SUPPLIED INFORMATION:

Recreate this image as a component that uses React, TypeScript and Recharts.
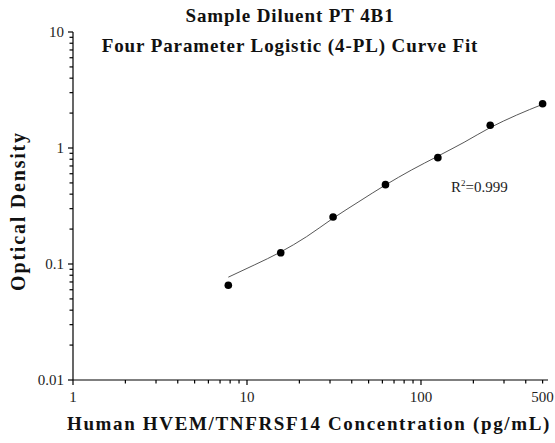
import React from "react";
import { ComposedChart, Line, Scatter, XAxis, YAxis } from "recharts";

// standard points (concentration pg/mL, OD)
const concentrations = [7.81, 15.63, 31.25, 62.5, 125, 250, 500];
const odValues = [0.0655, 0.125, 0.254, 0.483, 0.826, 1.57, 2.41];

// fitted 4-PL curve
const curveX = [7.81, 11, 15.63, 22, 31.25, 44, 62.5, 88, 125, 177, 250, 354, 500];
const curveY = [0.077, 0.098, 0.127, 0.172, 0.248, 0.345, 0.48, 0.645, 0.85, 1.12, 1.5, 1.92, 2.38];

const xTicks = [1, 2, 3, 4, 5, 6, 7, 8, 9, 10, 20, 30, 40, 50, 60, 70, 80, 90, 100, 200, 300, 400, 500];
const xTickLabels: Record<number, string> = { 1: "1", 10: "10", 100: "100", 500: "500" };
const yTicks = [
  0.01, 0.02, 0.03, 0.04, 0.05, 0.06, 0.07, 0.08, 0.09,
  0.1, 0.2, 0.3, 0.4, 0.5, 0.6, 0.7, 0.8, 0.9,
  1, 2, 3, 4, 5, 6, 7, 8, 9, 10,
];
const yTickLabels: Record<number, string> = { 0.01: "0.01", 0.1: "0.1", 1: "1", 10: "10" };

const points = concentrations.map((x, i) => ({ x, y: odValues[i] }));
const curve = curveX.map((x, i) => ({ x, y: curveY[i] }));

const serif = "'Liberation Serif', 'Times New Roman', serif";

function XTick({ x, y, payload }: any) {
  const label = xTickLabels[payload.value];
  const len = payload.value === 1 || payload.value === 10 || payload.value === 100 ? 5 : 3.5;
  return (
    <g>
      <line x1={x} y1={y} x2={x} y2={y + len} stroke="#000" strokeWidth={1.2} />
      {label && (
        <text x={x} y={y + 22} textAnchor="middle" fontFamily={serif} fontSize={15} fill="#222">
          {label}
        </text>
      )}
    </g>
  );
}

function YTick({ x, y, payload }: any) {
  const label = yTickLabels[payload.value];
  const len = label ? 5 : 3.5;
  return (
    <g>
      <line x1={x} y1={y} x2={x - len} y2={y} stroke="#000" strokeWidth={1.2} />
      {label && (
        <text x={x - 9} y={y + 5} textAnchor="end" fontFamily={serif} fontSize={15} fill="#222">
          {label}
        </text>
      )}
    </g>
  );
}

export default function App() {
  return (
    <div style={{ position: "absolute", left: 0, top: 0, width: 555, height: 443, background: "#fff" }}>
      <ComposedChart
        width={555}
        height={443}
        margin={{ top: 32, right: 7, bottom: 33, left: 13 }}
      >
        <XAxis
          dataKey="x"
          type="number"
          scale="log"
          domain={[1, 537]}
          allowDataOverflow
          ticks={xTicks}
          interval={0}
          tickSize={0}
          tickMargin={0}
          tick={<XTick />}
          height={30}
          axisLine={{ stroke: "#000", strokeWidth: 1.2 }}
          tickLine={false}
        />
        <YAxis
          dataKey="y"
          type="number"
          scale="log"
          domain={[0.01, 10]}
          allowDataOverflow
          ticks={yTicks}
          interval={0}
          tickSize={0}
          tickMargin={0}
          tick={<YTick />}
          width={60}
          axisLine={{ stroke: "#000", strokeWidth: 1.2 }}
          tickLine={false}
        />
        <Line
          data={curve}
          dataKey="y"
          type="monotone"
          stroke="#444"
          strokeWidth={0.9}
          dot={false}
          isAnimationActive={false}
        />
        <Scatter
          data={points}
          fill="#000"
          shape={(p: any) => <circle cx={p.cx} cy={p.cy} r={3.8} fill="#000" />}
          isAnimationActive={false}
        />
      </ComposedChart>
      <div
        style={{
          position: "absolute",
          left: 0,
          top: 1,
          width: 580,
          textAlign: "center",
          fontFamily: serif,
          fontWeight: "bold",
          fontSize: 19,
          letterSpacing: 0.9,
          lineHeight: "30px",
          color: "#111",
        }}
      >
        Sample Diluent PT 4B1
        <br />
        Four Parameter Logistic (4-PL) Curve Fit
      </div>
      <div
        style={{
          position: "absolute",
          left: 451,
          top: 178,
          fontFamily: serif,
          fontSize: 15,
          color: "#222",
          whiteSpace: "nowrap",
        }}
      >
        R<sup style={{ fontSize: 9 }}>2</sup>=0.999
      </div>
      <div
        style={{
          position: "absolute",
          left: 18,
          top: 211,
          transform: "translate(-50%, -50%) rotate(-90deg)",
          fontFamily: serif,
          fontWeight: "bold",
          fontSize: 20,
          letterSpacing: 1.8,
          color: "#111",
          whiteSpace: "nowrap",
        }}
      >
        Optical Density
      </div>
      <div
        style={{
          position: "absolute",
          left: 60,
          top: 413,
          width: 498,
          textAlign: "center",
          fontFamily: serif,
          fontWeight: "bold",
          fontSize: 19,
          letterSpacing: 1.65,
          color: "#111",
          whiteSpace: "nowrap",
        }}
      >
        Human HVEM/TNFRSF14 Concentration (pg/mL)
      </div>
    </div>
  );
}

SHORT TASK:
Give an exact copy of the material, leaving out every picture.

CORRECT RESULT:
Recreate this image as a component that uses React, TypeScript and Recharts.
import React from "react";
import { ComposedChart, Line, Scatter, XAxis, YAxis } from "recharts";

// standard points (concentration pg/mL, OD)
const concentrations = [7.81, 15.63, 31.25, 62.5, 125, 250, 500];
const odValues = [0.0655, 0.125, 0.254, 0.483, 0.826, 1.57, 2.41];

// fitted 4-PL curve
const curveX = [7.81, 11, 15.63, 22, 31.25, 44, 62.5, 88, 125, 177, 250, 354, 500];
const curveY = [0.077, 0.098, 0.127, 0.172, 0.248, 0.345, 0.48, 0.645, 0.85, 1.12, 1.5, 1.92, 2.38];

const xTicks = [1, 2, 3, 4, 5, 6, 7, 8, 9, 10, 20, 30, 40, 50, 60, 70, 80, 90, 100, 200, 300, 400, 500];
const xTickLabels: Record<number, string> = { 1: "1", 10: "10", 100: "100", 500: "500" };
const yTicks = [
  0.01, 0.02, 0.03, 0.04, 0.05, 0.06, 0.07, 0.08, 0.09,
  0.1, 0.2, 0.3, 0.4, 0.5, 0.6, 0.7, 0.8, 0.9,
  1, 2, 3, 4, 5, 6, 7, 8, 9, 10,
];
const yTickLabels: Record<number, string> = { 0.01: "0.01", 0.1: "0.1", 1: "1", 10: "10" };

const points = concentrations.map((x, i) => ({ x, y: odValues[i] }));
const curve = curveX.map((x, i) => ({ x, y: curveY[i] }));

const serif = "'Liberation Serif', 'Times New Roman', serif";

function XTick({ x, y, payload }: any) {
  const label = xTickLabels[payload.value];
  const len = payload.value === 1 || payload.value === 10 || payload.value === 100 ? 5 : 3.5;
  return (
    <g>
      <line x1={x} y1={y} x2={x} y2={y + len} stroke="#000" strokeWidth={1.2} />
      {label && (
        <text x={x} y={y + 22} textAnchor="middle" fontFamily={serif} fontSize={15} fill="#222">
          {label}
        </text>
      )}
    </g>
  );
}

function YTick({ x, y, payload }: any) {
  const label = yTickLabels[payload.value];
  const len = label ? 5 : 3.5;
  return (
    <g>
      <line x1={x} y1={y} x2={x - len} y2={y} stroke="#000" strokeWidth={1.2} />
      {label && (
        <text x={x - 9} y={y + 5} textAnchor="end" fontFamily={serif} fontSize={15} fill="#222">
          {label}
        </text>
      )}
    </g>
  );
}

export default function App() {
  return (
    <div style={{ position: "absolute", left: 0, top: 0, width: 555, height: 443, background: "#fff" }}>
      <ComposedChart
        width={555}
        height={443}
        margin={{ top: 32, right: 7, bottom: 33, left: 13 }}
      >
        <XAxis
          dataKey="x"
          type="number"
          scale="log"
          domain={[1, 537]}
          allowDataOverflow
          ticks={xTicks}
          interval={0}
          tickSize={0}
          tickMargin={0}
          tick={<XTick />}
          height={30}
          axisLine={{ stroke: "#000", strokeWidth: 1.2 }}
          tickLine={false}
        />
        <YAxis
          dataKey="y"
          type="number"
          scale="log"
          domain={[0.01, 10]}
          allowDataOverflow
          ticks={yTicks}
          interval={0}
          tickSize={0}
          tickMargin={0}
          tick={<YTick />}
          width={60}
          axisLine={{ stroke: "#000", strokeWidth: 1.2 }}
          tickLine={false}
        />
        <Line
          data={curve}
          dataKey="y"
          type="monotone"
          stroke="#444"
          strokeWidth={0.9}
          dot={false}
          isAnimationActive={false}
        />
        <Scatter
          data={points}
          fill="#000"
          shape={(p: any) => <circle cx={p.cx} cy={p.cy} r={3.8} fill="#000" />}
          isAnimationActive={false}
        />
      </ComposedChart>
      <div
        style={{
          position: "absolute",
          left: 0,
          top: 1,
          width: 580,
          textAlign: "center",
          fontFamily: serif,
          fontWeight: "bold",
          fontSize: 19,
          letterSpacing: 0.9,
          lineHeight: "30px",
          color: "#111",
        }}
      >
        Sample Diluent PT 4B1
        <br />
        Four Parameter Logistic (4-PL) Curve Fit
      </div>
      <div
        style={{
          position: "absolute",
          left: 451,
          top: 178,
          fontFamily: serif,
          fontSize: 15,
          color: "#222",
          whiteSpace: "nowrap",
        }}
      >
        R<sup style={{ fontSize: 9 }}>2</sup>=0.999
      </div>
      <div
        style={{
          position: "absolute",
          left: 18,
          top: 211,
          transform: "translate(-50%, -50%) rotate(-90deg)",
          fontFamily: serif,
          fontWeight: "bold",
          fontSize: 20,
          letterSpacing: 1.8,
          color: "#111",
          whiteSpace: "nowrap",
        }}
      >
        Optical Density
      </div>
      <div
        style={{
          position: "absolute",
          left: 60,
          top: 413,
          width: 498,
          textAlign: "center",
          fontFamily: serif,
          fontWeight: "bold",
          fontSize: 19,
          letterSpacing: 1.65,
          color: "#111",
          whiteSpace: "nowrap",
        }}
      >
        Human HVEM/TNFRSF14 Concentration (pg/mL)
      </div>
    </div>
  );
}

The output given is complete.